Since at least Adam Smith, political economists have inquired into the nature and causes of the wealth of nations. From a public choice perspective, this economic transition from poverty to wealth can be reframed in terms of an escape from the transitional gains trap (Tullock, Bell J Econ 6(2):671–678, 1975). Understood this way, the question of why the West first escaped from poverty is a question into how the political process gradually transformed from a means to secure privileges to a means to secure private property rights. Such an inquiry implies that any realistic inquiry into economic and political development must entail a study of how and why violence becomes organized throughout society in the foreground of analysis.

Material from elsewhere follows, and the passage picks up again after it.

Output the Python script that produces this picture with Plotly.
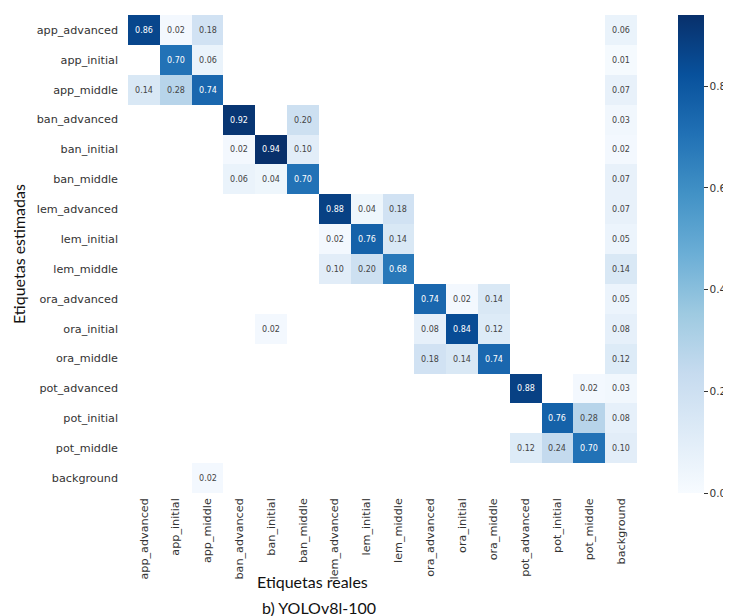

Taking inspiration from Burnham’s The Machiavellians (1943), I will offer a constitutional theory of property rights grounded in classical liberal theory, one that emerges as a by-product of political exchange and entrepreneurship (Wagner, Papers Non-Market Decision Making 1:161–170, 1966). From a constitutional perspective, I argue that private property rights emerge to internalize the cost of using violence, particularly to minimize rent dissipation from escaping the transitional gains trap. I illustrate this argument through the lens of entangled political economy by explaining the emergence of constitutional democracy in Western Europe as by-product of political exchange.